### To do
Extract all lines from the data beneath that include the word "this".

--- begin ---

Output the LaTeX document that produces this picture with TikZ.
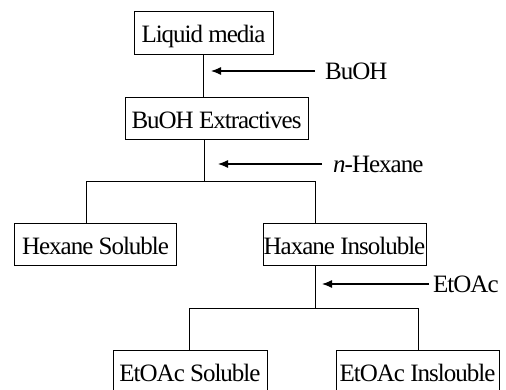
\documentclass[tikz,border=0pt]{standalone}
\usepackage{fontspec}
\setmainfont{Liberation Serif}[LetterSpace=-4]
\usetikzlibrary{arrows.meta, positioning}

\begin{document}
\begin{tikzpicture}[
                x=1pt, y=-1pt,
                boite/.style={draw, rectangle, align=center, line width=1pt, inner sep=0pt,
                    minimum height=42pt, text height=20pt, text depth=0pt,
                    font=\fontsize{25}{25}\selectfont},
                solvant/.style={anchor=west, inner sep=0pt, font=\fontsize{25}{25}\selectfont},
                trait/.style={line width=1pt},
                fleche/.style={line width=1.2pt, -{Latex[length=10pt, width=8pt]}}
            ]
            \useasboundingbox (0,0) rectangle (506,389);

            % Racine : le milieu liquide
            \node[boite, minimum width=139pt, minimum height=43pt] (liquide) at (203.5,32.5) {Liquid media};
            \node[boite, minimum width=183pt] (extraits) at (216.5,118) {BuOH Extractives};

            % Niveau 1 : partage par l'hexane
            \node[boite, minimum width=162pt] (hexsol) at (95.5,244) {Hexane Soluble};
            \node[boite, minimum width=163pt] (hexins) at (344.5,244) {Haxane Insoluble};

            % Niveau 2 : partage par l'acetate d'ethyle
            \node[boite, minimum width=154pt] (acsol) at (190,371) {EtOAc Soluble};
            \node[boite, minimum width=163pt] (acins) at (417.5,371) {EtOAc Inslouble};

            % Solvants
            \node[solvant] (buoh) at (325,71) {BuOH};
            \node[solvant] (hexane) at (333,164) {\textit{n}-Hexane};
            \node[solvant] (etoac) at (433,284) {EtOAc};

            \coordinate (pointe1) at (211,71);
            \coordinate (pointe2) at (218,164);
            \coordinate (pointe3) at (322,284);
            \coordinate (noeud1) at (204,181);
            \coordinate (gauche1) at (86,181);
            \coordinate (droite1) at (315,181);
            \coordinate (noeud2) at (315,308);
            \coordinate (gauche2) at (189,308);
            \coordinate (droite2) at (418,308);

            % Traits
            \draw[trait] (liquide.south) -- (liquide.south |- extraits.north);
            \draw[trait] (noeud1 |- extraits.south) -- (noeud1);
            \draw[trait] (gauche1 |- hexsol.north) -- (gauche1) -- (droite1) -- (droite1 |- hexins.north);
            \draw[trait] (noeud2 |- hexins.south) -- (noeud2);
            \draw[trait] (gauche2 |- acsol.north) -- (gauche2) -- (droite2) -- (droite2 |- acins.north);

            % Fleches
            \draw[fleche] ([xshift=-10pt]buoh.west) -- (pointe1);
            \draw[fleche] ([xshift=-11pt]hexane.west) -- (pointe2);
            \draw[fleche] ([xshift=-4pt]etoac.west) -- (pointe3);

        \end{tikzpicture}
\end{document}
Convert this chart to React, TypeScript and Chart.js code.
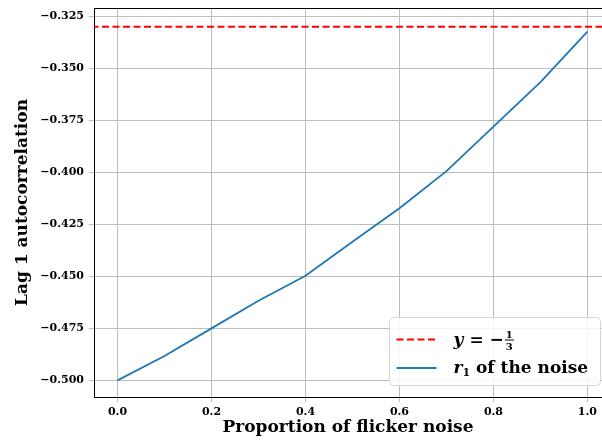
import React, { useEffect, useRef } from 'react';
import { Chart, registerables } from 'chart.js';

Chart.register(...registerables);

// ---- data ----
const proportions = [0, 0.1, 0.2, 0.3, 0.4, 0.5, 0.6, 0.7, 0.8, 0.9, 1.0];
const r1Values = [-0.5, -0.4883, -0.475, -0.4617, -0.4497, -0.4334, -0.4173, -0.3994, -0.378, -0.3566, -0.3324];
const referenceY = -0.33;
const referenceX = [-0.1, 1.2];
const xTicks = [0, 0.2, 0.4, 0.6, 0.8, 1.0];
const yTicks = [-0.5, -0.475, -0.45, -0.425, -0.4, -0.375, -0.35, -0.325];
const xRange = [-0.05, 1.031];
const yRange = [-0.508, -0.321];

const SERIF = '"DejaVu Serif", serif';
const GRID = '#bdbdbd';

const mplPlugin = {
  id: 'mplDecor',
  afterDraw(chart: any) {
    const { ctx, chartArea } = chart;
    ctx.save();
    // top spine
    ctx.strokeStyle = '#000';
    ctx.lineWidth = 1;
    ctx.beginPath();
    ctx.moveTo(chartArea.left, chartArea.top + 0.5);
    ctx.lineTo(chartArea.right, chartArea.top + 0.5);
    ctx.stroke();

    // legend
    const w = 211, h = 68;
    const x = chartArea.right - w - 1.5;
    const y = chartArea.bottom - h - 11.5;
    const r = 4;
    ctx.beginPath();
    ctx.moveTo(x + r, y);
    ctx.lineTo(x + w - r, y);
    ctx.quadraticCurveTo(x + w, y, x + w, y + r);
    ctx.lineTo(x + w, y + h - r);
    ctx.quadraticCurveTo(x + w, y + h, x + w - r, y + h);
    ctx.lineTo(x + r, y + h);
    ctx.quadraticCurveTo(x, y + h, x, y + h - r);
    ctx.lineTo(x, y + r);
    ctx.quadraticCurveTo(x, y, x + r, y);
    ctx.closePath();
    ctx.fillStyle = 'rgba(255,255,255,0.85)';
    ctx.fill();
    ctx.strokeStyle = '#d6d6d6';
    ctx.stroke();

    const row1 = y + 22;
    const row2 = y + 50.5;
    // red dashed sample
    ctx.strokeStyle = '#ff0000';
    ctx.lineWidth = 2;
    ctx.setLineDash([7, 3.5]);
    ctx.beginPath();
    ctx.moveTo(x + 7, row1);
    ctx.lineTo(x + 47, row1);
    ctx.stroke();
    ctx.setLineDash([]);
    // blue sample
    ctx.strokeStyle = '#1f77b4';
    ctx.lineWidth = 1.8;
    ctx.beginPath();
    ctx.moveTo(x + 7, row2);
    ctx.lineTo(x + 47, row2);
    ctx.stroke();

    ctx.fillStyle = '#000';
    ctx.textBaseline = 'alphabetic';
    ctx.textAlign = 'left';
    let tx = x + 64;
    // y = -1/3
    ctx.font = `italic bold 17px ${SERIF}`;
    ctx.fillText('y', tx, row1 + 5);
    tx += ctx.measureText('y').width + 6;
    ctx.font = `bold 17px ${SERIF}`;
    ctx.fillText('=', tx, row1 + 5);
    tx += ctx.measureText('=').width + 6;
    ctx.fillText('\u2212', tx, row1 + 5);
    tx += ctx.measureText('\u2212').width + 1;
    ctx.font = `bold 10px ${SERIF}`;
    const fw = ctx.measureText('1').width;
    ctx.textAlign = 'center';
    ctx.fillText('1', tx + fw / 2 + 1, row1 - 2);
    ctx.fillText('3', tx + fw / 2 + 1, row1 + 10);
    ctx.fillRect(tx, row1, fw + 2, 1);
    ctx.textAlign = 'left';

    // r1 of the noise
    tx = x + 64;
    ctx.font = `italic bold 17px ${SERIF}`;
    ctx.fillText('r', tx, row2 + 5);
    tx += ctx.measureText('r').width;
    ctx.font = `bold 11px ${SERIF}`;
    ctx.fillText('1', tx, row2 + 8);
    tx += ctx.measureText('1').width;
    ctx.font = `bold 17px ${SERIF}`;
    ctx.fillText(' of the noise', tx, row2 + 5);
    ctx.restore();
  },
};

export default function App() {
  const canvasRef = useRef<HTMLCanvasElement | null>(null);

  useEffect(() => {
    const canvas = canvasRef.current;
    if (!canvas) return;
    const chart = new Chart(canvas, {
      type: 'line',
      data: {
        datasets: [
          {
            label: 'y = -1/3',
            data: referenceX.map((x) => ({ x, y: referenceY })),
            borderColor: '#ff0000',
            borderWidth: 2,
            borderDash: [7, 3.5],
            pointRadius: 0,
            tension: 0,
          },
          {
            label: 'r1 of the noise',
            data: proportions.map((x, i) => ({ x, y: r1Values[i] })),
            borderColor: '#1f77b4',
            borderWidth: 1.8,
            pointRadius: 0,
            tension: 0,
          },
        ],
      },
      options: {
        animation: false,
        responsive: false,
        layout: { padding: { top: 8, left: 0, right: 0, bottom: 0 } },
        plugins: {
          legend: { display: false },
          tooltip: { enabled: false },
        },
        scales: {
          x: {
            type: 'linear',
            min: xRange[0],
            max: xRange[1],
            afterBuildTicks: (s: any) => {
              s.ticks = xTicks.map((v) => ({ value: v }));
            },
            afterFit: (s: any) => {
              s.height = 46;
              s.paddingLeft = 0;
              s.paddingRight = 0;
            },
            grid: { color: GRID, tickColor: GRID, tickLength: 5, lineWidth: 1 },
            border: { color: '#000', width: 1 },
            ticks: {
              color: '#000',
              padding: 4,
              maxRotation: 0,
              font: { family: SERIF, size: 11, weight: 'bold' },
              callback: (v: any) => Number(v).toFixed(1),
            },
            title: {
              display: true,
              text: 'Proportion of flicker noise',
              color: '#000',
              font: { family: SERIF, size: 17, weight: 'bold' },
              padding: { top: 0, bottom: 5 },
            },
          },
          y: {
            type: 'linear',
            min: yRange[0],
            max: yRange[1],
            afterBuildTicks: (s: any) => {
              s.ticks = yTicks.map((v) => ({ value: v }));
            },
            afterFit: (s: any) => {
              s.width = 94;
              s.paddingTop = 0;
              s.paddingBottom = 0;
            },
            grid: { color: GRID, tickColor: GRID, tickLength: 5, lineWidth: 1 },
            border: { color: '#000', width: 1 },
            ticks: {
              color: '#000',
              padding: 5,
              font: { family: SERIF, size: 11, weight: 'bold' },
              callback: (v: any) => '\u2212' + Math.abs(Number(v)).toFixed(3),
            },
            title: {
              display: true,
              text: 'Lag 1 autocorrelation',
              color: '#000',
              font: { family: SERIF, size: 17, weight: 'bold' },
              padding: { top: 12, bottom: 0 },
            },
          },
        },
      },
      plugins: [mplPlugin],
    } as any);
    return () => chart.destroy();
  }, []);

  return (
    <div style={{ position: 'fixed', left: 0, top: 0, width: 602, height: 443, background: '#fff' }}>
      <canvas ref={canvasRef} width={602} height={443} style={{ display: 'block' }} />
    </div>
  );
}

--- end ---

### Written answer
Output the LaTeX document that produces this picture with TikZ.
Convert this chart to React, TypeScript and Chart.js code.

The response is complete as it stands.